Ту же самую прозу, но в начале 50-х гг., Толстой оценивал совсем иначе, как недостаточную, отжитую. Теперь же, после десятилетий работы со сложной романной формой, он почувствовал ее пределы – естественно было вернуться к забытой простоте и восхищаться ее совершенством у Пушкина. Прошла не форма романа, а та форма, которая перестала удовлетворять Толстого, ибо исчерпала свою эстетическую привлекательность. Весь трактат об искусстве посвящен не искусству как таковому, а представляет собой изложение эстетики самого автора, который дошел до ее пределов и потому критикует, оформляя это в качестве критики искусства. «Ценить произведение искусства по степени его реалистичности, правдивости переданных подробностей так же странно, как судить о питательности пищи по внешнему виду ее» (30, 116–117).
За двадцать лет до этого, работая над «Анной Карениной», он думал иначе. Его жена передает: «Он вникает до таких подробностей, что вчера вернулся с охоты особенно рано и допытывался по разным материалам, не ошибка ли, что написано, будто высокие воротники носили при коротких кафтанах»[145 - Толстая С. А. Дневники. М.: Художественная литература, 1978. Т. 1. С. 500. Запись 1873 г.].
Совсем незадолго до смерти, в 1909 г., Толстой признался: «Все старые приемы уже так избиты. Я больше не могу читать»[146 - Гольденвейзер А. Б. Вблизи Толстого. С. 349.].
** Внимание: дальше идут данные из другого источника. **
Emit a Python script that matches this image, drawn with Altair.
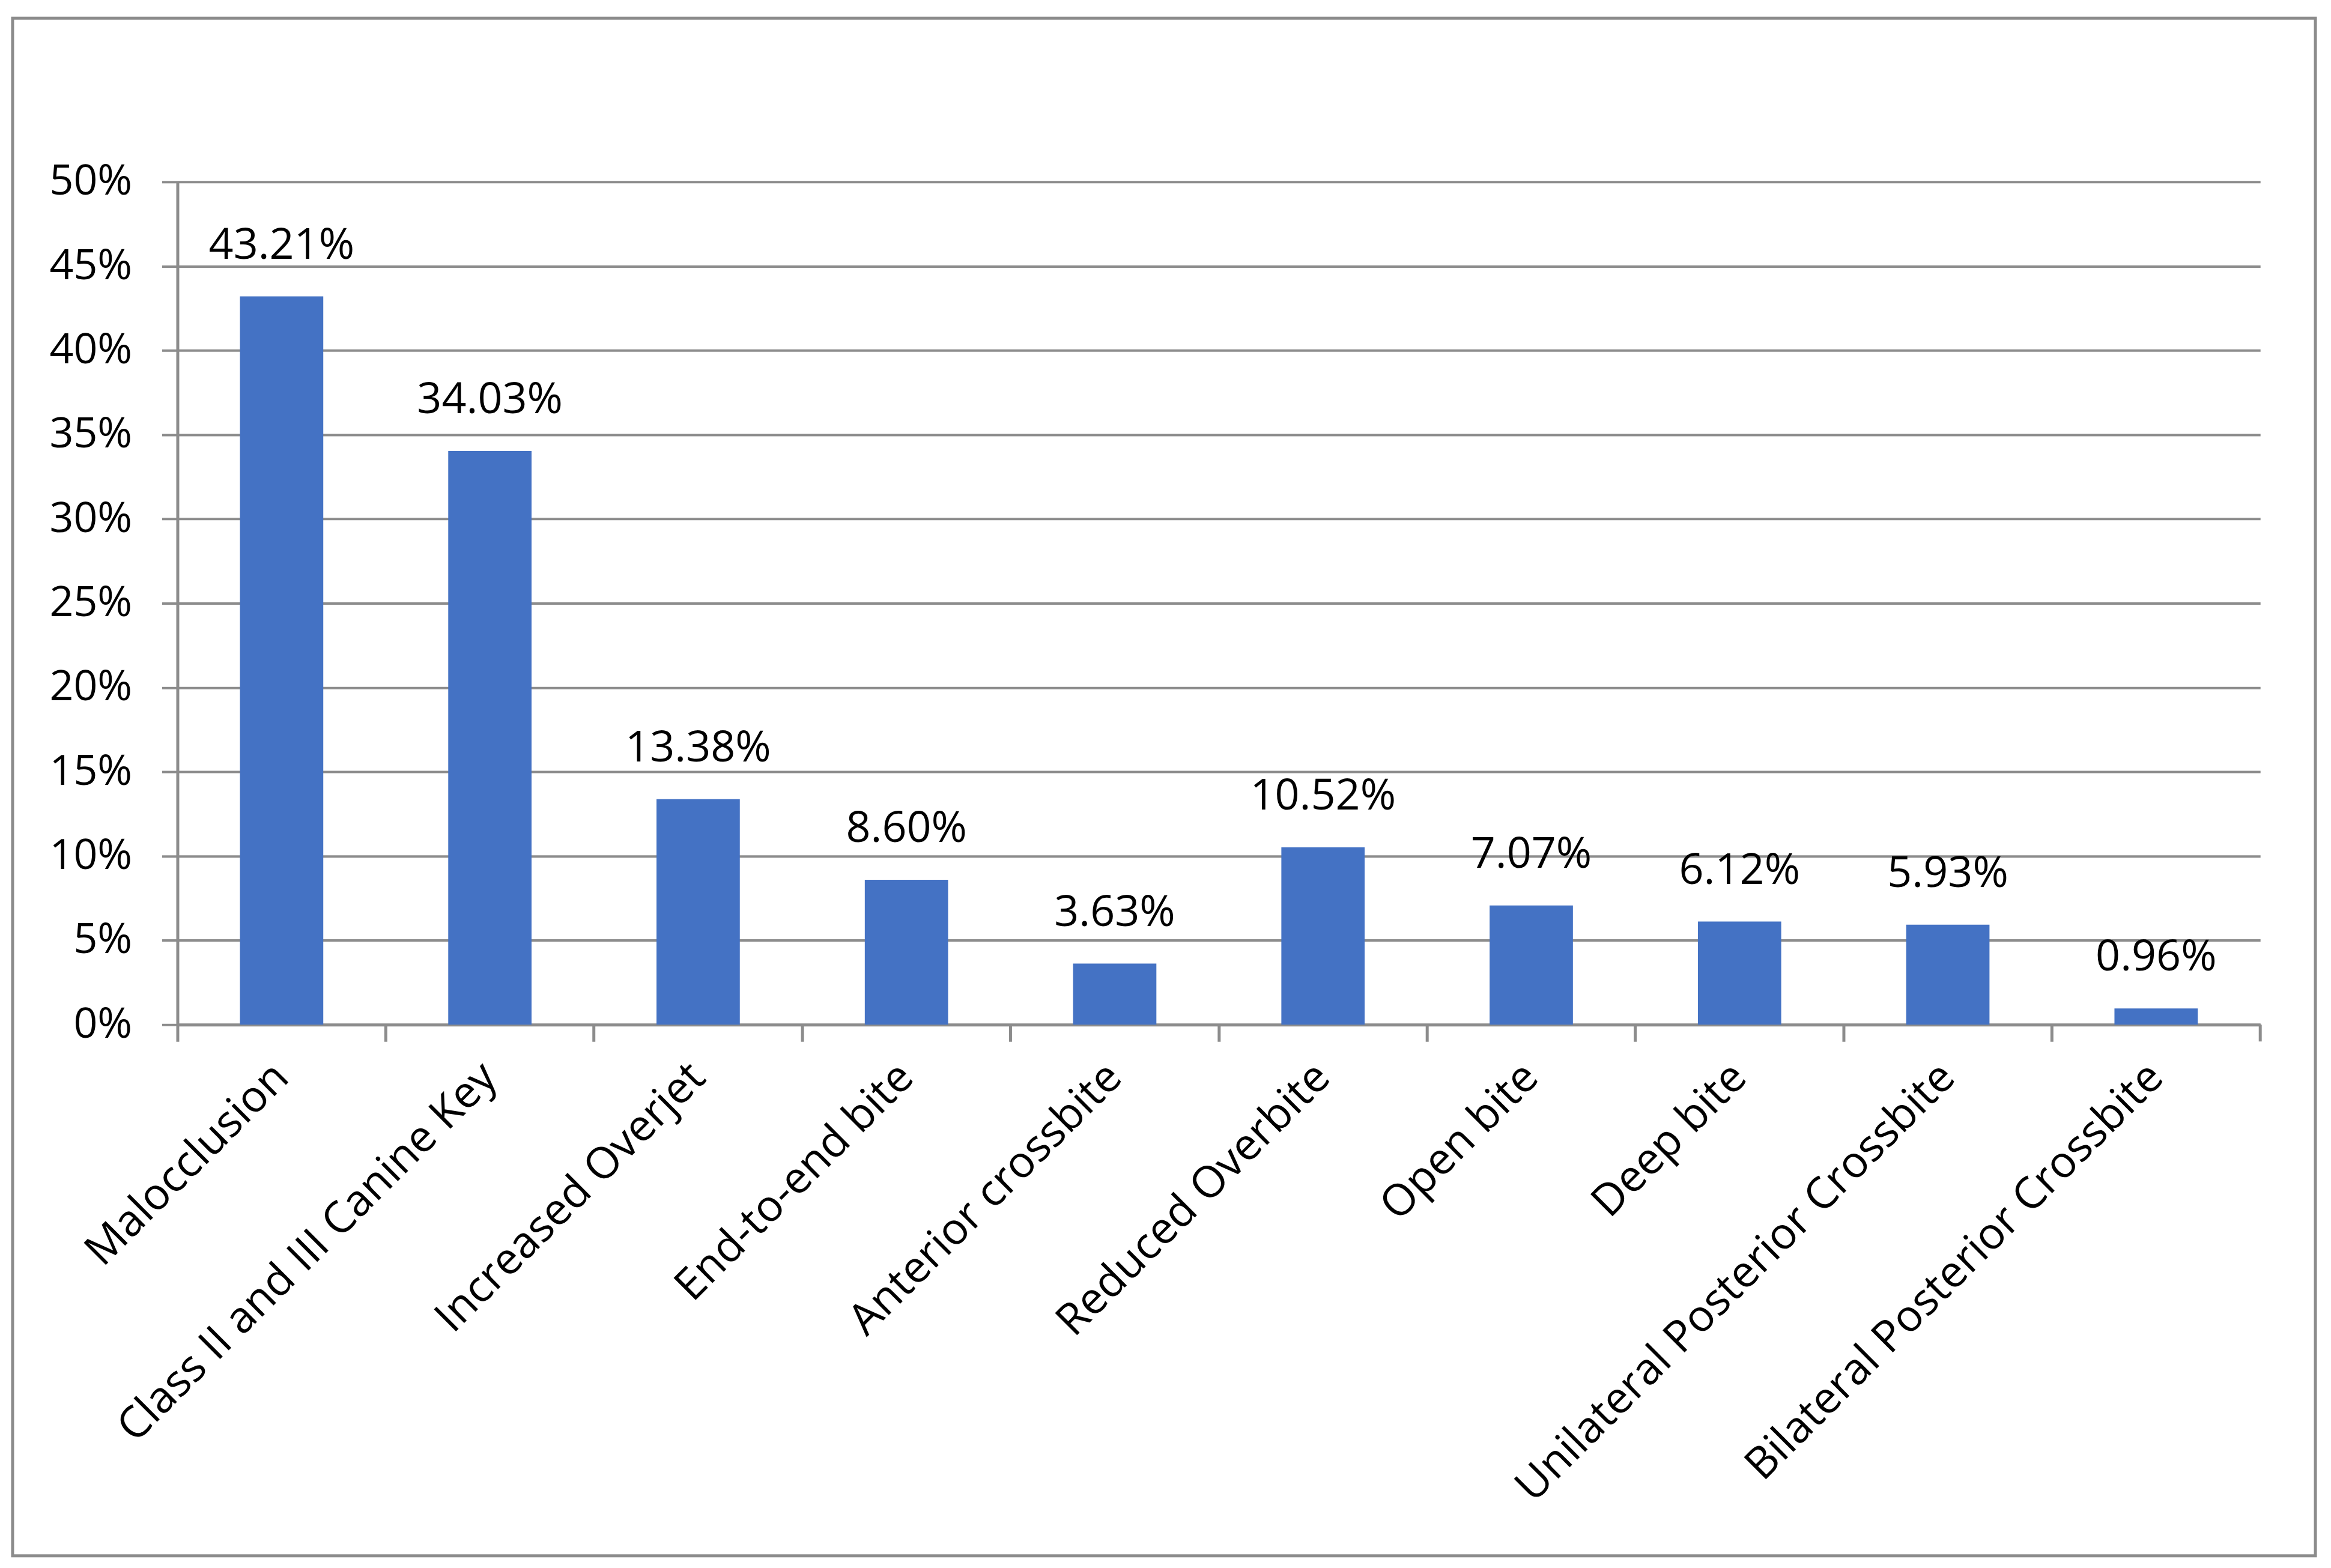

Некоторые критики так и расценили стилистическую доминанту позднего Толстого. О его романизме К. Леонтьев писал, что «со времени создания “Войны и мира” [он] до того неизмеримо… перерос всех современников своих…, что на пути правдивого и, так сказать, усовершенствованного реализма ничего больше прибавить нельзя. Его на этом поприще превзойти невозможно.., ибо всякая художественная школа имеет… свои пределы и свою точку насыщения, дальше которых идти нельзя. …Гр. Толстой после “Анны Карениной” почувствовал потребность выйти на другую дорогу…» Ему «наскучили и опротивели многие привычные приемы той самой школы, которой он так долго был главным представителем»[147 - Леонтьев К. Анализ, стиль и веяние // Леонтьев К. Собр. соч. М.: Изд. В. И. Саблина, 1912. Т. 8. С. 231–231, 234. – Курсив автора.].